**WHAT TO WORK ON**
Any picture among the records should be left out, please; retype the rest exactly.

**DATA ROWS**
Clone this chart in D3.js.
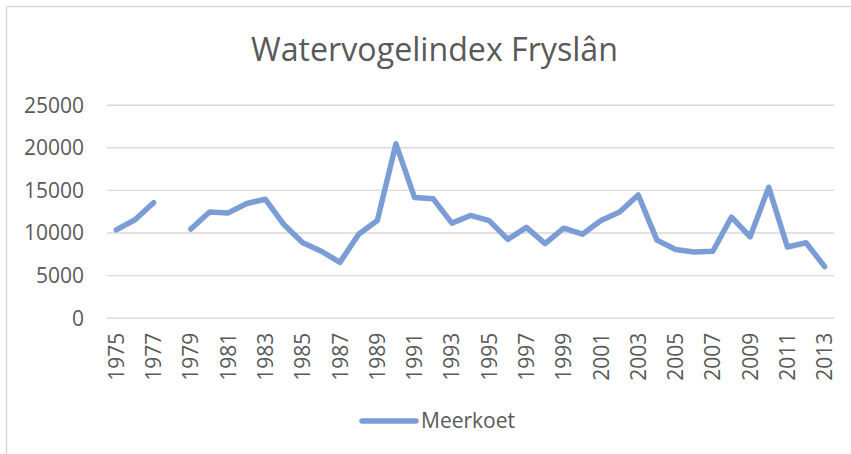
<!DOCTYPE html>
<html>
<head>
<meta charset="utf-8">
<script src="https://cdn.jsdelivr.net/npm/d3@7"></script>
<style>
  html, body { margin: 0; padding: 0; background: #fff; }
  svg { display: block; }
</style>
</head>
<body>
<svg id="chart" width="851" height="454"></svg>
<script>
const chartTitle = "Watervogelindex Fryslân";
const seriesName = "Meerkoet";
const years = [1975,1976,1977,1978,1979,1980,1981,1982,1983,1984,1985,1986,1987,1988,1989,1990,1991,1992,1993,1994,1995,1996,1997,1998,1999,2000,2001,2002,2003,2004,2005,2006,2007,2008,2009,2010,2011,2012,2013];
const values = [10300,11500,13500,null,10400,12400,12300,13400,13900,10900,8800,7800,6500,9800,11400,20400,14100,13950,11100,12000,11400,9200,10600,8700,10500,9800,11400,12400,14400,9100,8000,7700,7800,11800,9500,15300,8300,8800,6000];
const yTicks = [0,5000,10000,15000,20000,25000];
const xTickLabels = years.filter((y, i) => i % 2 === 0);

const svg = d3.select("#chart");
const W = 851, H = 454;
const plot = { left: 107, right: 834, top: 104.7, bottom: 317.7 };
const textColor = "#595959";
const gridColor = "#d9d9d9";
const lineColor = "#7b9dd6";
const font = "'Open Sans', 'Liberation Sans', sans-serif";

// chart border
svg.append("rect")
  .attr("x", 6.5).attr("y", 6.5)
  .attr("width", W + 10).attr("height", H + 10)
  .attr("fill", "none").attr("stroke", gridColor).attr("stroke-width", 1.5);

const x = d3.scaleBand().domain(years).range([plot.left, plot.right]).padding(0);
const y = d3.scaleLinear().domain([0, 25000]).range([plot.bottom, plot.top]);

// gridlines + y labels via axis
const yAxis = d3.axisLeft(y).tickValues(yTicks).tickSize(-(plot.right - plot.left)).tickPadding(23).tickFormat(d3.format("d"));
const gy = svg.append("g").attr("transform", `translate(${plot.left},0)`).call(yAxis);
gy.select(".domain").remove();
gy.selectAll(".tick line").attr("stroke", gridColor).attr("stroke-width", 1.4);
gy.selectAll(".tick text").attr("fill", textColor).attr("font-family", font).attr("font-size", 21).attr("dy", "0.35em");

// x axis labels
const xAxis = d3.axisBottom(x).tickValues(xTickLabels).tickSize(0).tickFormat(d3.format("d"));
const gx = svg.append("g").attr("transform", `translate(0,${plot.bottom})`).call(xAxis);
gx.select(".domain").remove();
gx.selectAll(".tick text")
  .attr("fill", textColor).attr("font-family", font).attr("font-size", 21)
  .attr("text-anchor", "end")
  .attr("transform", "rotate(-90)")
  .attr("x", -15).attr("y", 0).attr("dy", "0.36em");

// line
const line = d3.line()
  .defined(d => d.v != null)
  .x(d => x(d.year) + x.bandwidth() / 2)
  .y(d => y(d.v));
const data = years.map((yr, i) => ({ year: yr, v: values[i] }));
svg.append("path")
  .datum(data)
  .attr("d", line)
  .attr("fill", "none")
  .attr("stroke", lineColor)
  .attr("stroke-width", 5.5)
  .attr("stroke-linejoin", "round")
  .attr("stroke-linecap", "round");

// title
const title = svg.append("text")
  .attr("x", 434.5).attr("y", 61)
  .attr("text-anchor", "middle")
  .attr("fill", textColor).attr("font-family", font)
  .attr("font-size", 32)
  .text(chartTitle);
const tw = title.node().getComputedTextLength();
title.attr("font-size", 32 * 367 / tw);

// legend
svg.append("line")
  .attr("x1", 362).attr("x2", 416).attr("y1", 421).attr("y2", 421)
  .attr("stroke", lineColor).attr("stroke-width", 5.5).attr("stroke-linecap", "round");
const leg = svg.append("text")
  .attr("x", 421).attr("y", 428)
  .attr("fill", textColor).attr("font-family", font).attr("font-size", 21)
  .text(seriesName);
const lw = leg.node().getComputedTextLength();
leg.attr("font-size", 21 * 94 / lw);
</script>
</body>
</html>
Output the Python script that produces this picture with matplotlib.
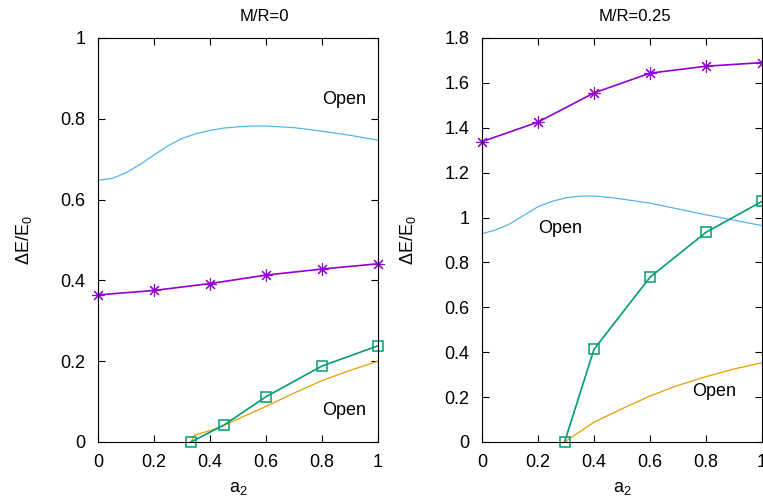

**TASK SOLUTION**
Clone this chart in D3.js.
<!DOCTYPE html>
<html>
<head>
<meta charset="utf-8">
<script src="https://cdn.jsdelivr.net/npm/d3@7"></script>
<style>
  html, body { margin: 0; padding: 0; background: #fff; }
  svg { display: block; }
</style>
</head>
<body>
<svg id="chart" width="851" height="454"></svg>
<script>
const chartTitle = "Watervogelindex Fryslân";
const seriesName = "Meerkoet";
const years = [1975,1976,1977,1978,1979,1980,1981,1982,1983,1984,1985,1986,1987,1988,1989,1990,1991,1992,1993,1994,1995,1996,1997,1998,1999,2000,2001,2002,2003,2004,2005,2006,2007,2008,2009,2010,2011,2012,2013];
const values = [10300,11500,13500,null,10400,12400,12300,13400,13900,10900,8800,7800,6500,9800,11400,20400,14100,13950,11100,12000,11400,9200,10600,8700,10500,9800,11400,12400,14400,9100,8000,7700,7800,11800,9500,15300,8300,8800,6000];
const yTicks = [0,5000,10000,15000,20000,25000];
const xTickLabels = years.filter((y, i) => i % 2 === 0);

const svg = d3.select("#chart");
const W = 851, H = 454;
const plot = { left: 107, right: 834, top: 104.7, bottom: 317.7 };
const textColor = "#595959";
const gridColor = "#d9d9d9";
const lineColor = "#7b9dd6";
const font = "'Open Sans', 'Liberation Sans', sans-serif";

// chart border
svg.append("rect")
  .attr("x", 6.5).attr("y", 6.5)
  .attr("width", W + 10).attr("height", H + 10)
  .attr("fill", "none").attr("stroke", gridColor).attr("stroke-width", 1.5);

const x = d3.scaleBand().domain(years).range([plot.left, plot.right]).padding(0);
const y = d3.scaleLinear().domain([0, 25000]).range([plot.bottom, plot.top]);

// gridlines + y labels via axis
const yAxis = d3.axisLeft(y).tickValues(yTicks).tickSize(-(plot.right - plot.left)).tickPadding(23).tickFormat(d3.format("d"));
const gy = svg.append("g").attr("transform", `translate(${plot.left},0)`).call(yAxis);
gy.select(".domain").remove();
gy.selectAll(".tick line").attr("stroke", gridColor).attr("stroke-width", 1.4);
gy.selectAll(".tick text").attr("fill", textColor).attr("font-family", font).attr("font-size", 21).attr("dy", "0.35em");

// x axis labels
const xAxis = d3.axisBottom(x).tickValues(xTickLabels).tickSize(0).tickFormat(d3.format("d"));
const gx = svg.append("g").attr("transform", `translate(0,${plot.bottom})`).call(xAxis);
gx.select(".domain").remove();
gx.selectAll(".tick text")
  .attr("fill", textColor).attr("font-family", font).attr("font-size", 21)
  .attr("text-anchor", "end")
  .attr("transform", "rotate(-90)")
  .attr("x", -15).attr("y", 0).attr("dy", "0.36em");

// line
const line = d3.line()
  .defined(d => d.v != null)
  .x(d => x(d.year) + x.bandwidth() / 2)
  .y(d => y(d.v));
const data = years.map((yr, i) => ({ year: yr, v: values[i] }));
svg.append("path")
  .datum(data)
  .attr("d", line)
  .attr("fill", "none")
  .attr("stroke", lineColor)
  .attr("stroke-width", 5.5)
  .attr("stroke-linejoin", "round")
  .attr("stroke-linecap", "round");

// title
const title = svg.append("text")
  .attr("x", 434.5).attr("y", 61)
  .attr("text-anchor", "middle")
  .attr("fill", textColor).attr("font-family", font)
  .attr("font-size", 32)
  .text(chartTitle);
const tw = title.node().getComputedTextLength();
title.attr("font-size", 32 * 367 / tw);

// legend
svg.append("line")
  .attr("x1", 362).attr("x2", 416).attr("y1", 421).attr("y2", 421)
  .attr("stroke", lineColor).attr("stroke-width", 5.5).attr("stroke-linecap", "round");
const leg = svg.append("text")
  .attr("x", 421).attr("y", 428)
  .attr("fill", textColor).attr("font-family", font).attr("font-size", 21)
  .text(seriesName);
const lw = leg.node().getComputedTextLength();
leg.attr("font-size", 21 * 94 / lw);
</script>
</body>
</html>
Output the Python script that produces this picture with matplotlib.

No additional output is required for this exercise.